Maple Syrup Season is such a fun time of year for our family.
We look forward to tapping our maple trees around mid February.
It's a process, from start to finish, but very rewarding and educational.
Here is a quick overview of how we go about tapping.
First you will need:
Spiles with hooks (Tractor Supply sells these or you can purchase some off of someone who is no longer tapping.)
Buckets with lids (These buckets will have a little hole in them that you hang from the hook which hang from the spile.)
Drill and a 7/16 inch drill bit
Of course you're gonna need a Sugar Maple Tree. You should identify these in the summer and/or fall. Mark them so you don't forget come winter when there are no leaves on the trees. Sugar maples have bright, beautiful colored leaves.
You can tap your trees from mid Feb. - mid March. Temperatures should be above freezing during the day for the sap to run and below freezing at night.
Tap only mature trees!
Select your tree. Choose a spot on your tree that is about 2-3 feet off the ground. Drill about a 2 inch deep hole into the side of the tree at a slight angle. You don't want it going straight in. You want the sap to flow down and out the spout/spile. So make sure you have a slight upward angle.

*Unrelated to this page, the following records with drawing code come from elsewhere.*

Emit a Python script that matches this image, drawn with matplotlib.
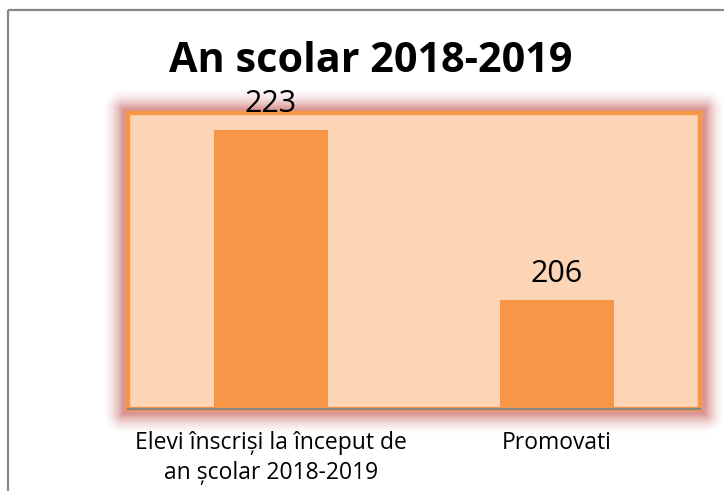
import numpy as np
import matplotlib
matplotlib.use("Agg")
import matplotlib.pyplot as plt
from matplotlib.patches import Rectangle

# ---- data ----
categories = ["Elevi înscriși la început de\nan școlar 2018-2019", "Promovati"]
values = [223, 206]
title = "An scolar 2018-2019"
y_min, y_max = 195.1, 224.7

W, H = 724, 491
DPI = 100
plt.rcParams['font.family'] = ['Open Sans', 'DejaVu Sans']

fig = plt.figure(figsize=(W / DPI, H / DPI), dpi=DPI)
fig.patch.set_facecolor("white")

# plot area in pixels (from top-left)
px0, px1 = 128, 700
py0, py1 = 113, 409

# ---- glow behind plot area ----
gax = fig.add_axes([0, 0, 1, 1], zorder=0)
gax.set_axis_off()
yy, xx = np.mgrid[0:H, 0:W] + 0.5
bx0, bx1, by0, by1 = 123, 705, 109, 414
dx = np.maximum(np.maximum(bx0 - xx, 0), xx - bx1)
dy = np.maximum(np.maximum(by0 - yy, 0), yy - by1)
d = np.sqrt(dx ** 2 + dy ** 2)
alpha = np.clip(1 - d / 21.0, 0, 1) ** 1.8 * 0.6
img = np.zeros((H, W, 4))
img[..., 0] = 0xC0 / 255
img[..., 1] = 0x50 / 255
img[..., 2] = 0x4D / 255
img[..., 3] = alpha
gax.imshow(img, extent=(0, W, H, 0), interpolation="bilinear", aspect="auto")
gax.set_xlim(0, W)
gax.set_ylim(H, 0)

# outer chart border (gray)
gax.add_patch(Rectangle((8, 9.5), W + 20, H + 20, fill=False,
                        edgecolor="#878787", linewidth=1.6, zorder=5))

# ---- main axes ----
ax = fig.add_axes([px0 / W, 1 - py1 / H, (px1 - px0) / W, (py1 - py0) / H], zorder=2)
ax.set_facecolor("#FBD5B5")
x = np.arange(len(categories))
ax.bar(x, values, width=0.4, color="#F79646", zorder=2)
ax.set_xlim(-0.5, len(categories) - 0.5)
ax.set_ylim(y_min, y_max)
for s in ax.spines.values():
    s.set_color("#F79646")
    s.set_linewidth(3.2)
ax.axhline(y_min, color="#868686", linewidth=1.6, zorder=4, clip_on=False)
ax.set_yticks([])
ax.set_xticks(x)
ax.set_xticklabels(categories, fontsize=16.5, color="black", linespacing=1.3)
ax.tick_params(axis="x", length=0, pad=16)

for xi, v in zip(x, values):
    ax.annotate(str(v), (xi, v), xytext=(0, 13), textcoords="offset points",
                ha="center", va="baseline", fontsize=22, color="black",
                annotation_clip=False)

fig.text(371 / W, 1 - 62 / H, title, ha="center", va="center",
         fontsize=29.8, fontweight="bold", color="black")

fig.savefig("out.png", dpi=DPI)
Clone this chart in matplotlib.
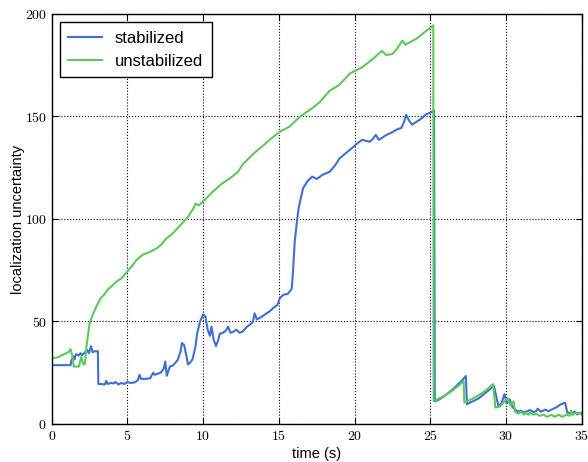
import matplotlib
matplotlib.use("Agg")
import matplotlib.pyplot as plt
from matplotlib.ticker import FuncFormatter

plt.rcParams['mathtext.fontset'] = 'cm'
plt.rcParams['font.family'] = ['Liberation Sans', 'DejaVu Sans']

# stabilized (blue)
t_stab = [0, 1.25, 1.3, 1.45, 1.5, 1.6, 1.8, 1.9, 2.0, 2.2, 2.35, 2.45, 2.6, 2.7, 2.85, 3.05,
          3.08, 3.3, 3.5, 3.6, 3.7, 3.9, 4.1, 4.2, 4.4, 4.6, 4.8, 5.0, 5.2, 5.5, 5.7, 5.8, 5.9,
          6.2, 6.5, 6.7, 6.8, 7.0, 7.2, 7.4, 7.5, 7.6, 7.8, 8.0, 8.3, 8.5, 8.6, 8.75, 8.9, 9.0,
          9.15, 9.3, 9.5, 9.6, 9.8, 10.0, 10.15, 10.3, 10.45, 10.55, 10.7, 10.85, 11.0, 11.1,
          11.3, 11.5, 11.65, 11.8, 12.0, 12.2, 12.4, 12.6, 12.9, 13.1, 13.3, 13.4, 13.55, 13.8,
          14.1, 14.4, 14.7, 14.9, 15.07, 15.3, 15.6, 15.85, 15.95, 16.05, 16.2, 16.3, 16.4,
          16.6, 16.9, 17.2, 17.5, 17.9, 18.35, 18.7, 19.0, 19.4, 19.9, 20.2, 20.5, 21.0, 21.2,
          21.4, 21.6, 21.8, 22.1, 22.4, 22.75, 23.1, 23.3, 23.4, 23.6, 23.8, 24.0, 24.3, 24.5,
          24.7, 25.05, 25.25, 25.3, 25.6, 26.0, 26.5, 27.0, 27.35, 27.42, 27.8, 28.2, 28.7,
          29.2, 29.5, 29.7, 29.9, 30.05, 30.25, 30.4, 30.6, 30.8, 31.0, 31.2, 31.3, 31.6, 31.8,
          32.0, 32.1, 32.3, 32.6, 32.8, 33.0, 33.3, 33.6, 33.9, 34.05, 34.3, 34.4, 34.5, 34.8,
          35.0]
y_stab = [28.7, 28.7, 31, 33, 31.5, 34, 33.5, 34.5, 33.5, 35, 36, 34.5, 38, 35, 35.5, 35.5,
          19.5, 19.5, 19.2, 21, 19.5, 20, 19.8, 20.5, 19.3, 20, 19.5, 20.5, 20, 20.3, 21.5, 24, 22,
          22, 22.3, 25, 24, 24.5, 25, 27, 30.5, 23.5, 28, 28.5, 31, 35, 39.5, 38.5, 33, 29,
          30, 31.5, 38, 44, 50, 53.5, 52.5, 46, 43, 47.5, 41, 38, 41, 44,
          44.5, 45.5, 47.5, 44.5, 45, 46, 44.5, 45, 47.5, 48.5, 50, 54, 51, 52,
          53.5, 55, 57, 58, 61.4, 63, 63.5, 66, 76, 89, 99, 105, 108.5,
          115, 118.5, 120.7, 119.5, 121.6, 123, 126, 129.5, 132, 135, 137, 138.6, 137.7, 139,
          141, 138.6, 139.5, 141, 142, 143.5, 144.5, 148, 150.8, 148, 146, 147, 148.4, 149.5,
          151, 152, 153, 11, 12, 14, 17, 20.5, 23.4, 9.7, 11, 12.5, 15.5,
          18.6, 8.8, 10, 14.6, 10, 12, 8.5, 7, 6, 6.5, 5.5, 6, 6.8, 5.8,
          6.3, 7.5, 6, 7, 6.2, 7, 8, 9.5, 10.4, 5.5, 5.5, 4.5, 6, 5,
          5.5]

# unstabilized (green)
t_unst = [0, 0.4, 0.8, 1.1, 1.25, 1.4, 1.45, 1.8, 1.95, 2.1, 2.2, 2.3, 2.5, 2.75, 3.0, 3.2,
          3.5, 3.7, 4.0, 4.3, 4.6, 5.0, 5.3, 5.6, 6.0, 6.5, 7.0, 7.3, 7.5, 8.0, 8.5, 9.0, 9.35,
          9.5, 9.7, 10.0, 10.65, 11.2, 11.8, 12.3, 12.6, 13.0, 13.5, 14.0, 14.4, 15.07, 15.7,
          16.4, 17.2, 17.7, 18.35, 19.0, 19.7, 20.5, 21.2, 21.8, 22.1, 22.5, 22.8, 23.15, 23.35,
          24.1, 24.7, 25.2, 25.22, 25.6, 26.0, 26.5, 27.0, 27.2, 27.25, 27.7, 28.2, 28.7, 29.15,
          29.3, 29.6, 29.9, 30.1, 30.3, 30.5, 30.6, 30.8, 31.0, 31.2, 31.3, 31.5, 31.6, 31.8,
          32.0, 32.2, 32.5, 32.7, 33.0, 33.2, 33.5, 33.7, 34.0, 34.2, 34.3, 34.4, 34.6, 34.7,
          34.9, 35.0]
y_unst = [32, 32.5, 34, 35, 36.5, 32, 28, 28, 32.6, 29, 29.5, 38, 49, 54, 58, 61,
          63.5, 65.5, 67.5, 69.6, 71, 74.5, 77, 80, 82.5, 84, 86, 88, 90, 93, 97, 101, 105,
          107.5, 106.6, 108.5, 113.4, 117, 120, 123, 126.5, 129.5, 133, 136, 138.7, 142.6, 145,
          150, 154, 157, 162.5, 165.5, 171, 174, 178, 182, 180, 180.5, 183, 187, 185,
          188, 191.6, 194.5, 11.2, 12.5, 14, 16.5, 19.5, 21, 10.4, 12, 14, 16.5, 19.4,
          8, 8.5, 11, 12.6, 9, 11, 6, 5, 6, 4.5, 5.5, 4.5, 5.5, 4.5,
          5, 4, 4.5, 3.5, 4.5, 3.5, 4.5, 3.5, 4.5, 4, 6.5, 4.5, 5.5, 4.5,
          5.5, 4.5]

xticks = [0, 5, 10, 15, 20, 25, 30, 35]
yticks = [0, 50, 100, 150, 200]

fig = plt.figure(figsize=(5.88, 4.62), dpi=100)
ax = fig.add_axes([0.0879, 0.0823, 0.9014, 0.8874])

ax.plot(t_stab, y_stab, color='#3f6fd4', lw=1.5, label='stabilized')
ax.plot(t_unst, y_unst, color='#5cc95a', lw=1.5, label='unstabilized')

ax.set_xlim(0, 35)
ax.set_ylim(0, 200)
ax.set_xticks(xticks)
ax.set_yticks(yticks)
fmt = FuncFormatter(lambda v, p: r'$%d$' % v)
ax.xaxis.set_major_formatter(fmt)
ax.yaxis.set_major_formatter(fmt)
ax.tick_params(direction='in', top=True, right=True, length=4, labelsize=10)
ax.grid(True, color='black', linestyle=':', linewidth=0.8)
for s in ax.spines.values():
    s.set_linewidth(1.0)

ax.set_xlabel('time (s)', fontsize=10.5, labelpad=3)
ax.set_ylabel('localization uncertainty', fontsize=10.5, labelpad=0)

leg = ax.legend(loc='upper left', fontsize=12, fancybox=False, framealpha=1,
                edgecolor='black', handlelength=2.0, borderpad=0.5)
leg.get_frame().set_linewidth(1.0)

fig.savefig('out.png', dpi=100)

Once you have drilled your hole you can gently tap the spile in with the hammer. Do Not pound the tap into the tree. It is not neccessary and will only damage the tree. Make sure your hook is already on the spile and facing outward. You don't want to have to take out the spile once you've tapped it in. The spile won't stick in place once it's been removed. You only want to remove the spile at the end of the season.
Hang the bucket from the hook.
Place the lid onto the bucket.
Tapping the trees only takes a few minutes each. Make sure you do not tap within 6 inches or so of the previous year's tap hole. Also, don't tap trees that are 12 inches in diameter or less. They are too young. On a very large tree however, some can hold up to two taps.
Sometimes the sap will start running as soon as you get the spile in the hole. My kids love to stick their head under the spile with their mouth hanging wide open waiting for that sugary water to come dripping out. On colder days the sap runs slow. On warmer days it runs at a steady drip. We check our trees in the morning and at night, especially when it's warm out. Buckets can fill up fast.
Here is what it looked like the next day..... It looks like clear water.
Make sure you have a holding place for all that sap you're gonna get. Large plastic bins work great, especially when they have a lid on them. You don't want to find any critters in there. We keep our sap outside where it stays cool until it's time to boil. We usually collect all week and then boil on the weekends.
Be prepared to get quite a few gallons! I believe it's 40 gallons makes 1 gallon of syrup.
You are also going to want to think about how you want to boil it. We've done it inside and outside.
Out side is best! We have done it inside too. When you boil there is a lot of steam.
So there is a lot of water that collects on things. Our hood range couldn't handle all the steam so it broke. So I recommend doing it outdoors. I know some people who have used a Big Kahuna outdoor burner, by placing a large heavy duty pot on it and boiling that way. You just have to make sure that your tank is full.
I highly recommend getting the book Backyard Sugarin'. It will give you some great alternatives to making your own evaporating/boiling station.
Check back soon. I'll be posting about boiling!
On an educational note this covers math and science! Oh the free ranging possibilities!